CHALLENGE =
All of the material should be reproduced exactly, with pictures left out.

RECORDED DATA =

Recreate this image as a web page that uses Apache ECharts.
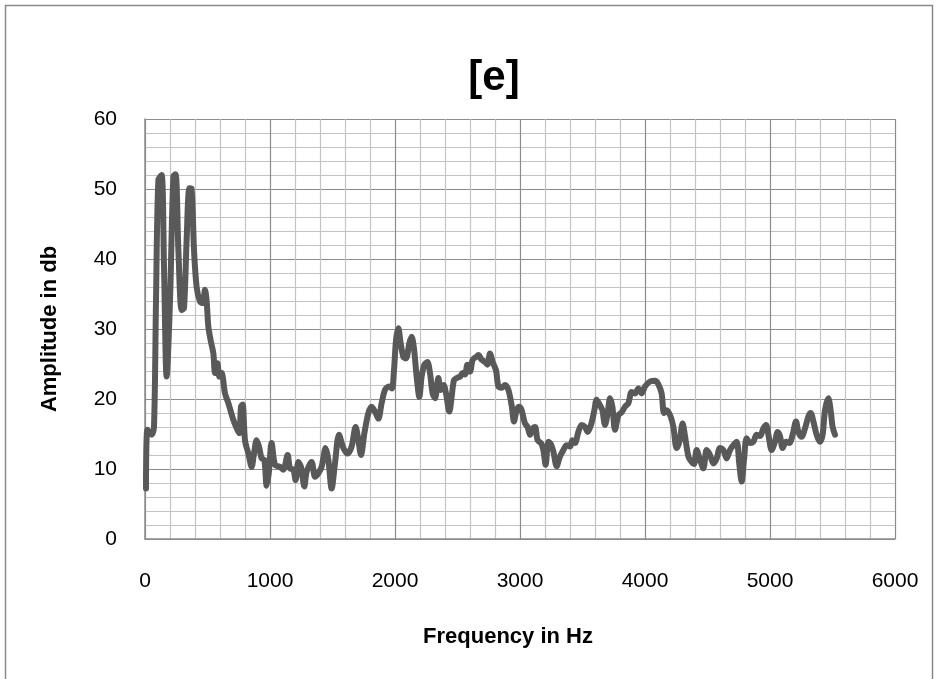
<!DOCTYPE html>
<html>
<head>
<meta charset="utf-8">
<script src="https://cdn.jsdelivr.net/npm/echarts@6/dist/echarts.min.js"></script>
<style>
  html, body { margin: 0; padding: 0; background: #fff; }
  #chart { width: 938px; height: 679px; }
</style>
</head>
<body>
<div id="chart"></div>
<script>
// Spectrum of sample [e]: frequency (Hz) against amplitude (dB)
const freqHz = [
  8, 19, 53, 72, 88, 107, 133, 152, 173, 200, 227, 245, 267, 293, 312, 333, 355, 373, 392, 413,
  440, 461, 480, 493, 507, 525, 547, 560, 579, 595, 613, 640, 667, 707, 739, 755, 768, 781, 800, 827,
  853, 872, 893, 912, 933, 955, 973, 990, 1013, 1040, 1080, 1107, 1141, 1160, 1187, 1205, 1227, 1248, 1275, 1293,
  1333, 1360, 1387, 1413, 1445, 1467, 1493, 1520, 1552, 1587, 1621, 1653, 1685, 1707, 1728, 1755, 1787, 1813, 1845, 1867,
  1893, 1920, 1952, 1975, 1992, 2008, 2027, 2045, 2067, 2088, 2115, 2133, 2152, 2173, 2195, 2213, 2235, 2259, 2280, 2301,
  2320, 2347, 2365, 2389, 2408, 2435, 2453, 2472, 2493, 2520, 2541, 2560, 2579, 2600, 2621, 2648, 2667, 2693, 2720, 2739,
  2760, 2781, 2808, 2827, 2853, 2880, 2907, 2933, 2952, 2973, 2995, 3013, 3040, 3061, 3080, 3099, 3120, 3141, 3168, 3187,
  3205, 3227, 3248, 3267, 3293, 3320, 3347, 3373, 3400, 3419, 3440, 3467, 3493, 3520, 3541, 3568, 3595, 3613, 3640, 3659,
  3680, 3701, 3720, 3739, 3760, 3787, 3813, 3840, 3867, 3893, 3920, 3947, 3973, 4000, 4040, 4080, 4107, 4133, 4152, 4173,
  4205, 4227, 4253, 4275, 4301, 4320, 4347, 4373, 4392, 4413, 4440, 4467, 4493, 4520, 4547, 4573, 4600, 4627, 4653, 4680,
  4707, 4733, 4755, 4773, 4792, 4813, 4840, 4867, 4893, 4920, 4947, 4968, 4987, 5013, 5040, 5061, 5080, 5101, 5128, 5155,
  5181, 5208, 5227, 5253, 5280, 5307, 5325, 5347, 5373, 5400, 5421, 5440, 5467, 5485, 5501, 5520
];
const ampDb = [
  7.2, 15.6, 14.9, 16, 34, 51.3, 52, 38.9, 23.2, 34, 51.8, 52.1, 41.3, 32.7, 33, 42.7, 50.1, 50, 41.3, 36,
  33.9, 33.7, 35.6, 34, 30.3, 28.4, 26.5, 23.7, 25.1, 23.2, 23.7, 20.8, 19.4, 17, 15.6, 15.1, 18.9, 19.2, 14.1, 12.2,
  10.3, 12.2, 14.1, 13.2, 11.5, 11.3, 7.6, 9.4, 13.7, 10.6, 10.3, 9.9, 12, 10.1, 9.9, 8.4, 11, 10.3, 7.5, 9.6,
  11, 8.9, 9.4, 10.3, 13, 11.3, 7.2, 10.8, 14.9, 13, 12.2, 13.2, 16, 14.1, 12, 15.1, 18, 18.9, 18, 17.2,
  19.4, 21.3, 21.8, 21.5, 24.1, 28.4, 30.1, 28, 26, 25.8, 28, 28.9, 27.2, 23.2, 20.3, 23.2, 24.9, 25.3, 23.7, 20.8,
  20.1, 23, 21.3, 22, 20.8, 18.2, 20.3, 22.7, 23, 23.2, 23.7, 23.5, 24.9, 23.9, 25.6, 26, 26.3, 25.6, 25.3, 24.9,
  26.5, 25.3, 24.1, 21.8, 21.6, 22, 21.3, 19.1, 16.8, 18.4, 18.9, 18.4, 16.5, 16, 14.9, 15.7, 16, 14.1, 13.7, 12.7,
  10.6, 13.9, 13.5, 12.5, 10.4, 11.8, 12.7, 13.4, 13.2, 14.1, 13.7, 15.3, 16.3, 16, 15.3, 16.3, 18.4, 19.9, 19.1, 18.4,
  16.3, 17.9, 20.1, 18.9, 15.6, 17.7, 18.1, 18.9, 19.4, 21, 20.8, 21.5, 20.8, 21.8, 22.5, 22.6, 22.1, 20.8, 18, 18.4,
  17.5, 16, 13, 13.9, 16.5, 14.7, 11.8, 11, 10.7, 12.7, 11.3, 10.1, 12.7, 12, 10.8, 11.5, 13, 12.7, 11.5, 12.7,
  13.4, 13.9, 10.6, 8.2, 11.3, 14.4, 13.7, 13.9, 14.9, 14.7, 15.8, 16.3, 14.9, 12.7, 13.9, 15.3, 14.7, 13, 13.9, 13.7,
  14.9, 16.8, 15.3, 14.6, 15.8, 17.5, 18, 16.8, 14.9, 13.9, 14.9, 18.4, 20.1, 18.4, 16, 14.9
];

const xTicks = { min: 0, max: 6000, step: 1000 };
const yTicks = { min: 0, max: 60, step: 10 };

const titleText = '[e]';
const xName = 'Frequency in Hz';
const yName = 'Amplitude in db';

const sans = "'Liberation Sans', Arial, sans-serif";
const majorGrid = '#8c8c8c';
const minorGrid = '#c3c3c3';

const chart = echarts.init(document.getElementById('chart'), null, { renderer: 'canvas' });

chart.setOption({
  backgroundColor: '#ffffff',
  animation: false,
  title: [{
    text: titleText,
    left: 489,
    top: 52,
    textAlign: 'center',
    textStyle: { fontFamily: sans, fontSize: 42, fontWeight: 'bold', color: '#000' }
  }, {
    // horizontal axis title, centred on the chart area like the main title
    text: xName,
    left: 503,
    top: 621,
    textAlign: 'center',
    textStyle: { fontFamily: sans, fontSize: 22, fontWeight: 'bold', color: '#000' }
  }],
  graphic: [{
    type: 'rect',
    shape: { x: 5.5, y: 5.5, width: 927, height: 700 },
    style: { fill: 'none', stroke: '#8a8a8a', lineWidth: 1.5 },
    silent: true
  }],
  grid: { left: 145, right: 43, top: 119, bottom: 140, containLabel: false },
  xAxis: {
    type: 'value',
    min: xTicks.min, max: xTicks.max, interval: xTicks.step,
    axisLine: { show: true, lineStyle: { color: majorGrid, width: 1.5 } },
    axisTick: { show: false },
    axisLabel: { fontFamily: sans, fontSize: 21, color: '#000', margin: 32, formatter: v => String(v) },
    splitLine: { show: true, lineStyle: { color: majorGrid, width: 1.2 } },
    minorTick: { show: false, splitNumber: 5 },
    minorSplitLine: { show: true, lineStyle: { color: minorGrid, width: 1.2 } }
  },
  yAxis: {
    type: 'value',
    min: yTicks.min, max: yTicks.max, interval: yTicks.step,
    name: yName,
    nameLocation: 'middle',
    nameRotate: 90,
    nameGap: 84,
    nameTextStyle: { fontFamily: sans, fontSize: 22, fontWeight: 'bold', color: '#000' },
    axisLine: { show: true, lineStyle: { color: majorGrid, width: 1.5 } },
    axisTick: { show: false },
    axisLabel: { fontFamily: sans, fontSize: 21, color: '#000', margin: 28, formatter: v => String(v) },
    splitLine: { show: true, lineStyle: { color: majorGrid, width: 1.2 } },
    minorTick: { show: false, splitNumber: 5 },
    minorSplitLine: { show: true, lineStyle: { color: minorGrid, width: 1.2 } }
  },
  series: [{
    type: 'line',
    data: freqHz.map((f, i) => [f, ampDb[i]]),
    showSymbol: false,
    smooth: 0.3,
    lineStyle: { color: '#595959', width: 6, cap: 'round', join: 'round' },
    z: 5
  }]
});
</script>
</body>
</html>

OUTPUT OF THE EXERCISE =
Recreate this image as a web page that uses Apache ECharts.
<!DOCTYPE html>
<html>
<head>
<meta charset="utf-8">
<script src="https://cdn.jsdelivr.net/npm/echarts@6/dist/echarts.min.js"></script>
<style>
  html, body { margin: 0; padding: 0; background: #fff; }
  #chart { width: 938px; height: 679px; }
</style>
</head>
<body>
<div id="chart"></div>
<script>
// Spectrum of sample [e]: frequency (Hz) against amplitude (dB)
const freqHz = [
  8, 19, 53, 72, 88, 107, 133, 152, 173, 200, 227, 245, 267, 293, 312, 333, 355, 373, 392, 413,
  440, 461, 480, 493, 507, 525, 547, 560, 579, 595, 613, 640, 667, 707, 739, 755, 768, 781, 800, 827,
  853, 872, 893, 912, 933, 955, 973, 990, 1013, 1040, 1080, 1107, 1141, 1160, 1187, 1205, 1227, 1248, 1275, 1293,
  1333, 1360, 1387, 1413, 1445, 1467, 1493, 1520, 1552, 1587, 1621, 1653, 1685, 1707, 1728, 1755, 1787, 1813, 1845, 1867,
  1893, 1920, 1952, 1975, 1992, 2008, 2027, 2045, 2067, 2088, 2115, 2133, 2152, 2173, 2195, 2213, 2235, 2259, 2280, 2301,
  2320, 2347, 2365, 2389, 2408, 2435, 2453, 2472, 2493, 2520, 2541, 2560, 2579, 2600, 2621, 2648, 2667, 2693, 2720, 2739,
  2760, 2781, 2808, 2827, 2853, 2880, 2907, 2933, 2952, 2973, 2995, 3013, 3040, 3061, 3080, 3099, 3120, 3141, 3168, 3187,
  3205, 3227, 3248, 3267, 3293, 3320, 3347, 3373, 3400, 3419, 3440, 3467, 3493, 3520, 3541, 3568, 3595, 3613, 3640, 3659,
  3680, 3701, 3720, 3739, 3760, 3787, 3813, 3840, 3867, 3893, 3920, 3947, 3973, 4000, 4040, 4080, 4107, 4133, 4152, 4173,
  4205, 4227, 4253, 4275, 4301, 4320, 4347, 4373, 4392, 4413, 4440, 4467, 4493, 4520, 4547, 4573, 4600, 4627, 4653, 4680,
  4707, 4733, 4755, 4773, 4792, 4813, 4840, 4867, 4893, 4920, 4947, 4968, 4987, 5013, 5040, 5061, 5080, 5101, 5128, 5155,
  5181, 5208, 5227, 5253, 5280, 5307, 5325, 5347, 5373, 5400, 5421, 5440, 5467, 5485, 5501, 5520
];
const ampDb = [
  7.2, 15.6, 14.9, 16, 34, 51.3, 52, 38.9, 23.2, 34, 51.8, 52.1, 41.3, 32.7, 33, 42.7, 50.1, 50, 41.3, 36,
  33.9, 33.7, 35.6, 34, 30.3, 28.4, 26.5, 23.7, 25.1, 23.2, 23.7, 20.8, 19.4, 17, 15.6, 15.1, 18.9, 19.2, 14.1, 12.2,
  10.3, 12.2, 14.1, 13.2, 11.5, 11.3, 7.6, 9.4, 13.7, 10.6, 10.3, 9.9, 12, 10.1, 9.9, 8.4, 11, 10.3, 7.5, 9.6,
  11, 8.9, 9.4, 10.3, 13, 11.3, 7.2, 10.8, 14.9, 13, 12.2, 13.2, 16, 14.1, 12, 15.1, 18, 18.9, 18, 17.2,
  19.4, 21.3, 21.8, 21.5, 24.1, 28.4, 30.1, 28, 26, 25.8, 28, 28.9, 27.2, 23.2, 20.3, 23.2, 24.9, 25.3, 23.7, 20.8,
  20.1, 23, 21.3, 22, 20.8, 18.2, 20.3, 22.7, 23, 23.2, 23.7, 23.5, 24.9, 23.9, 25.6, 26, 26.3, 25.6, 25.3, 24.9,
  26.5, 25.3, 24.1, 21.8, 21.6, 22, 21.3, 19.1, 16.8, 18.4, 18.9, 18.4, 16.5, 16, 14.9, 15.7, 16, 14.1, 13.7, 12.7,
  10.6, 13.9, 13.5, 12.5, 10.4, 11.8, 12.7, 13.4, 13.2, 14.1, 13.7, 15.3, 16.3, 16, 15.3, 16.3, 18.4, 19.9, 19.1, 18.4,
  16.3, 17.9, 20.1, 18.9, 15.6, 17.7, 18.1, 18.9, 19.4, 21, 20.8, 21.5, 20.8, 21.8, 22.5, 22.6, 22.1, 20.8, 18, 18.4,
  17.5, 16, 13, 13.9, 16.5, 14.7, 11.8, 11, 10.7, 12.7, 11.3, 10.1, 12.7, 12, 10.8, 11.5, 13, 12.7, 11.5, 12.7,
  13.4, 13.9, 10.6, 8.2, 11.3, 14.4, 13.7, 13.9, 14.9, 14.7, 15.8, 16.3, 14.9, 12.7, 13.9, 15.3, 14.7, 13, 13.9, 13.7,
  14.9, 16.8, 15.3, 14.6, 15.8, 17.5, 18, 16.8, 14.9, 13.9, 14.9, 18.4, 20.1, 18.4, 16, 14.9
];

const xTicks = { min: 0, max: 6000, step: 1000 };
const yTicks = { min: 0, max: 60, step: 10 };

const titleText = '[e]';
const xName = 'Frequency in Hz';
const yName = 'Amplitude in db';

const sans = "'Liberation Sans', Arial, sans-serif";
const majorGrid = '#8c8c8c';
const minorGrid = '#c3c3c3';

const chart = echarts.init(document.getElementById('chart'), null, { renderer: 'canvas' });

chart.setOption({
  backgroundColor: '#ffffff',
  animation: false,
  title: [{
    text: titleText,
    left: 489,
    top: 52,
    textAlign: 'center',
    textStyle: { fontFamily: sans, fontSize: 42, fontWeight: 'bold', color: '#000' }
  }, {
    // horizontal axis title, centred on the chart area like the main title
    text: xName,
    left: 503,
    top: 621,
    textAlign: 'center',
    textStyle: { fontFamily: sans, fontSize: 22, fontWeight: 'bold', color: '#000' }
  }],
  graphic: [{
    type: 'rect',
    shape: { x: 5.5, y: 5.5, width: 927, height: 700 },
    style: { fill: 'none', stroke: '#8a8a8a', lineWidth: 1.5 },
    silent: true
  }],
  grid: { left: 145, right: 43, top: 119, bottom: 140, containLabel: false },
  xAxis: {
    type: 'value',
    min: xTicks.min, max: xTicks.max, interval: xTicks.step,
    axisLine: { show: true, lineStyle: { color: majorGrid, width: 1.5 } },
    axisTick: { show: false },
    axisLabel: { fontFamily: sans, fontSize: 21, color: '#000', margin: 32, formatter: v => String(v) },
    splitLine: { show: true, lineStyle: { color: majorGrid, width: 1.2 } },
    minorTick: { show: false, splitNumber: 5 },
    minorSplitLine: { show: true, lineStyle: { color: minorGrid, width: 1.2 } }
  },
  yAxis: {
    type: 'value',
    min: yTicks.min, max: yTicks.max, interval: yTicks.step,
    name: yName,
    nameLocation: 'middle',
    nameRotate: 90,
    nameGap: 84,
    nameTextStyle: { fontFamily: sans, fontSize: 22, fontWeight: 'bold', color: '#000' },
    axisLine: { show: true, lineStyle: { color: majorGrid, width: 1.5 } },
    axisTick: { show: false },
    axisLabel: { fontFamily: sans, fontSize: 21, color: '#000', margin: 28, formatter: v => String(v) },
    splitLine: { show: true, lineStyle: { color: majorGrid, width: 1.2 } },
    minorTick: { show: false, splitNumber: 5 },
    minorSplitLine: { show: true, lineStyle: { color: minorGrid, width: 1.2 } }
  },
  series: [{
    type: 'line',
    data: freqHz.map((f, i) => [f, ampDb[i]]),
    showSymbol: false,
    smooth: 0.3,
    lineStyle: { color: '#595959', width: 6, cap: 'round', join: 'round' },
    z: 5
  }]
});
</script>
</body>
</html>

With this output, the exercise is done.